# Short problem
Retype the records below from their first line through the line holding "0.465, 0.44, 0.41];", including both ends and no pictures.
========================================================================
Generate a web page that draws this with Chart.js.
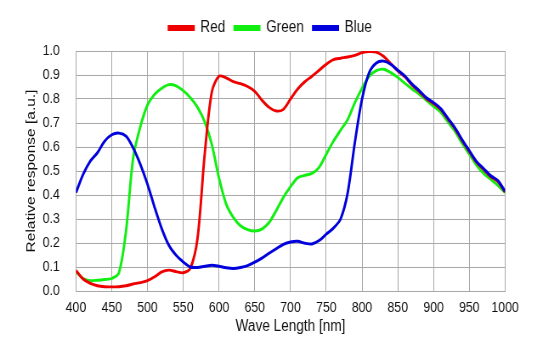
<!DOCTYPE html>
<html>
<head>
<meta charset="utf-8">
<script src="https://cdn.jsdelivr.net/npm/chart.js@4/dist/chart.umd.min.js"></script>
<style>
  html, body { margin: 0; padding: 0; background: #fff; }
  #wrap { width: 554px; height: 342px; overflow: hidden; }
  #chart-resp { display: block; }
</style>
</head>
<body>
<!-- drawn on a wider canvas and squeezed to 554px, which gives the narrow lettering -->
<div id="wrap"><canvas id="chart-resp" width="652" height="342" style="width:554px;height:342px"></canvas></div>
<script>
// wavelength in nm, every 10 nm
var waveLength = [];
for (var w = 400; w <= 1000; w += 10) waveLength.push(w);

var red = [0.085, 0.05, 0.032, 0.022, 0.018, 0.017, 0.018, 0.022, 0.029, 0.035,
	0.043, 0.059, 0.08, 0.087, 0.081, 0.076, 0.095, 0.22, 0.57, 0.83,
	0.895, 0.888, 0.872, 0.864, 0.852, 0.832, 0.795, 0.765, 0.75, 0.757,
	0.80, 0.842, 0.872, 0.895, 0.92, 0.945, 0.964, 0.97, 0.975, 0.982,
	0.993, 0.998, 0.995, 0.978, 0.948, 0.917, 0.892, 0.858, 0.831, 0.801,
	0.781, 0.756, 0.716, 0.676, 0.626, 0.581, 0.536, 0.506, 0.476, 0.456, 0.412];

var green = [0.08, 0.052, 0.043, 0.045, 0.048, 0.052, 0.075, 0.25, 0.555, 0.685,
	0.775, 0.82, 0.845, 0.86, 0.855, 0.835, 0.805, 0.765, 0.705, 0.61,
	0.47, 0.362, 0.307, 0.272, 0.256, 0.25, 0.258, 0.285, 0.335, 0.39,
	0.435, 0.472, 0.482, 0.49, 0.515, 0.57, 0.624, 0.67, 0.715, 0.785,
	0.845, 0.895, 0.918, 0.924, 0.91, 0.89, 0.865, 0.842, 0.82, 0.795,
	0.77, 0.745, 0.705, 0.665, 0.615, 0.57, 0.525, 0.49, 0.465, 0.44, 0.41];

var blue = [0.41, 0.486, 0.541, 0.576, 0.624, 0.651, 0.658, 0.645, 0.596, 0.528,
	0.445, 0.348, 0.259, 0.19, 0.149, 0.121, 0.1, 0.098, 0.103, 0.107,
	0.103, 0.097, 0.094, 0.098, 0.106, 0.12, 0.137, 0.157, 0.176, 0.194,
	0.204, 0.207, 0.199, 0.196, 0.21, 0.237, 0.262, 0.30, 0.41, 0.62,
	0.80, 0.91, 0.95, 0.958, 0.945, 0.92, 0.895, 0.862, 0.835, 0.805,
	0.785, 0.76, 0.72, 0.68, 0.63, 0.585, 0.54, 0.51, 0.48, 0.46, 0.415];

var xTicks = [400, 450, 500, 550, 600, 650, 700, 750, 800, 850, 900, 950, 1000];

function pts(arr) {
	return arr.map(function(v, i) { return { x: waveLength[i], y: v }; });
}

var font = "'Liberation Sans', Arial, sans-serif";
Chart.defaults.font.family = font;
Chart.defaults.color = '#111';

// extra room under the legend, and legend nudged right a little
var legendGap = {
	id: 'legendGap',
	beforeInit: function(chart) {
		var fit = chart.legend.fit;
		chart.legend.fit = function() {
			fit.bind(chart.legend)();
			this.height += 5;
		};
	},
	afterLayout: function(chart) {
		chart.legend.left += 11;
		chart.legend.right += 11;
	}
};

var ctx = document.getElementById("chart-resp").getContext('2d');
var myChart = new Chart(ctx, {
	type: 'line',
	data: {
		datasets: [
			{ label: 'Red', data: pts(red), borderColor: '#ee0000', backgroundColor: '#ee0000', order: 1 },
			{ label: 'Green', data: pts(green), borderColor: '#11ee11', backgroundColor: '#11ee11', order: 2 },
			{ label: 'Blue', data: pts(blue), borderColor: '#0000dd', backgroundColor: '#0000dd', order: 0 }
		]
	},
	plugins: [legendGap],
	options: {
		responsive: false,
		devicePixelRatio: 1,
		animation: false,
		layout: { padding: { top: 9, right: 57.6, bottom: 4, left: 20 } },
		elements: {
			point: { radius: 0 },
			line: { borderWidth: 2.9, tension: 0.3, fill: false }
		},
		plugins: {
			tooltip: { enabled: false },
			legend: {
				position: 'top',
				labels: {
					boxWidth: 29,
					boxHeight: 3,
					padding: 11,
					font: { size: 16 },
					color: '#111',
					sort: function(a, b) { return a.datasetIndex - b.datasetIndex; }
				}
			}
		},
		scales: {
			x: {
				type: 'linear',
				min: 400,
				max: 1000,
				afterBuildTicks: function(scale) {
					scale.ticks = xTicks.map(function(v) { return { value: v }; });
				},
				afterFit: function(scale) { scale.height = 47; },
				grid: { color: '#a8a8a8', lineWidth: 1, drawTicks: false },
				border: { color: '#a8a8a8' },
				ticks: {
					padding: 8,
					font: { size: 14.5 },
					color: '#111',
					maxRotation: 0,
					autoSkip: false,
					callback: function(v) { return String(v); }
				},
				title: { display: true, text: 'Wave Length [nm]', font: { size: 16 }, color: '#111', padding: { top: 0, bottom: 2 } }
			},
			y: {
				min: 0,
				max: 1,
				afterFit: function(scale) { scale.width = 69.4; },
				grid: { color: '#a8a8a8', lineWidth: 1, drawTicks: false },
				border: { color: '#a8a8a8' },
				ticks: {
					stepSize: 0.1,
					padding: 19,
					font: { size: 14.5 },
					color: '#111',
					callback: function(v) { return v.toFixed(1); }
				},
				title: { display: true, text: 'Relative response [a.u.]', font: { size: 15.5 }, color: '#111', padding: { top: 7, bottom: 0 } }
			}
		}
	}
});
</script>
</body>
</html>
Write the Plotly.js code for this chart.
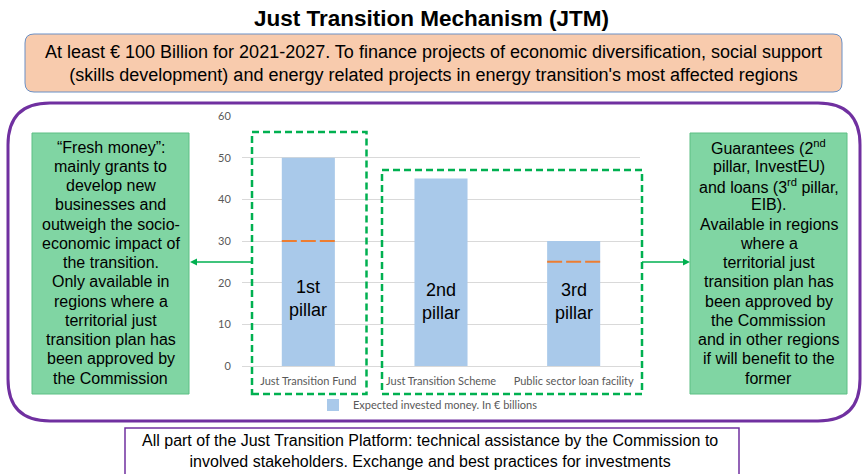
========================================================================
# Correct response
Generate a web page that draws this with Chart.js.
<!DOCTYPE html>
<html>
<head>
<meta charset="utf-8">
<script src="https://cdn.jsdelivr.net/npm/chart.js@4/dist/chart.umd.min.js"></script>
<style>
  html, body { margin: 0; padding: 0; background: #fff; }
  #wrap { width: 554px; height: 342px; overflow: hidden; }
  #chart-resp { display: block; }
</style>
</head>
<body>
<!-- drawn on a wider canvas and squeezed to 554px, which gives the narrow lettering -->
<div id="wrap"><canvas id="chart-resp" width="652" height="342" style="width:554px;height:342px"></canvas></div>
<script>
// wavelength in nm, every 10 nm
var waveLength = [];
for (var w = 400; w <= 1000; w += 10) waveLength.push(w);

var red = [0.085, 0.05, 0.032, 0.022, 0.018, 0.017, 0.018, 0.022, 0.029, 0.035,
	0.043, 0.059, 0.08, 0.087, 0.081, 0.076, 0.095, 0.22, 0.57, 0.83,
	0.895, 0.888, 0.872, 0.864, 0.852, 0.832, 0.795, 0.765, 0.75, 0.757,
	0.80, 0.842, 0.872, 0.895, 0.92, 0.945, 0.964, 0.97, 0.975, 0.982,
	0.993, 0.998, 0.995, 0.978, 0.948, 0.917, 0.892, 0.858, 0.831, 0.801,
	0.781, 0.756, 0.716, 0.676, 0.626, 0.581, 0.536, 0.506, 0.476, 0.456, 0.412];

var green = [0.08, 0.052, 0.043, 0.045, 0.048, 0.052, 0.075, 0.25, 0.555, 0.685,
	0.775, 0.82, 0.845, 0.86, 0.855, 0.835, 0.805, 0.765, 0.705, 0.61,
	0.47, 0.362, 0.307, 0.272, 0.256, 0.25, 0.258, 0.285, 0.335, 0.39,
	0.435, 0.472, 0.482, 0.49, 0.515, 0.57, 0.624, 0.67, 0.715, 0.785,
	0.845, 0.895, 0.918, 0.924, 0.91, 0.89, 0.865, 0.842, 0.82, 0.795,
	0.77, 0.745, 0.705, 0.665, 0.615, 0.57, 0.525, 0.49, 0.465, 0.44, 0.41];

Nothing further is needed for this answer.